AI as a Preventive Tool

Predictive AI has become central to this evolution. Retailers deploying AI-powered size and fit recommendations have reduced return rates by up to 30%, addressing one of the most common causes of dissatisfaction in fashion and apparel.

During the return flow itself, personalization also influences outcomes. Stores offering AI-generated alternative product suggestions achieve a 54% exchange rate, compared with 36% among those without intelligent recommendations. The difference highlights how algorithmic intervention can preserve revenue at scale.

Logistics Becomes Commercial Infrastructure

As digital retail matures, logistics is emerging as a commercial differentiator rather than a backend function. Helcio Lenz, Managing Director for Latin America, Infios, said AI adoption in logistics is expanding at more than 20% annually, driven by demand for hyper-personalized delivery expectations.

Gartner projects that by late 2026, more than 75% of digital purchase decisions will be influenced by intelligent recommendation engines. These systems increasingly incorporate fulfillment feasibility — inventory availability, shipping speed and delivery reliability — into product ranking algorithms.

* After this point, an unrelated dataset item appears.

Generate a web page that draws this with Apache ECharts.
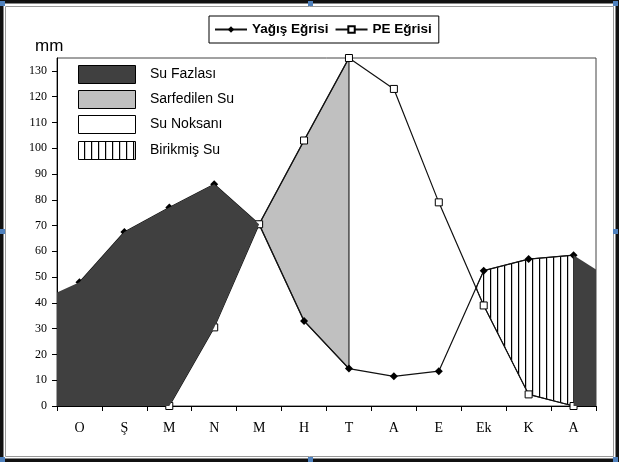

“In that environment, a brand that cannot deliver simply disappears from visibility,” Lenz warned.

Consumer data reinforces this dynamic. Deloitte reports that 80% of shoppers will not return after a single poor delivery experience, underscoring the direct link between logistics performance and brand equity.

The “Second Curve” of Operational Risk

High-volume commercial events such as Black Friday or Hot Sale expose structural weaknesses. While promotional peaks last days, the surge in returns extends for weeks — a phenomenon described in the report as the “Second Curve.”

Two metrics define performance during these periods:

  • December 26 Surge: Return requests spike 97% above normal daily averages, requiring rapid reverse logistics scaling.

  • The 72-Hour Trust Window: Exchanges or refunds processed within three days sustain high NPS levels. Beyond eight days, satisfaction declines sharply, regardless of prior brand perception.

McKinsey estimates that AI-driven demand forecasting can reduce inventory and planning errors by 30% to 50%, mitigating both forward and reverse supply chain disruptions.

From Fulfillment to Predictive Execution

The industry’s competitive battleground is shifting from transaction execution to predictive orchestration. In 2026, success will depend less on simply shipping products and more on anticipating demand, ensuring availability and resolving friction with speed and intelligence.

“When consumers stop browsing and start deciding instantly, logistics becomes the true point of sale,” Lenz concluded.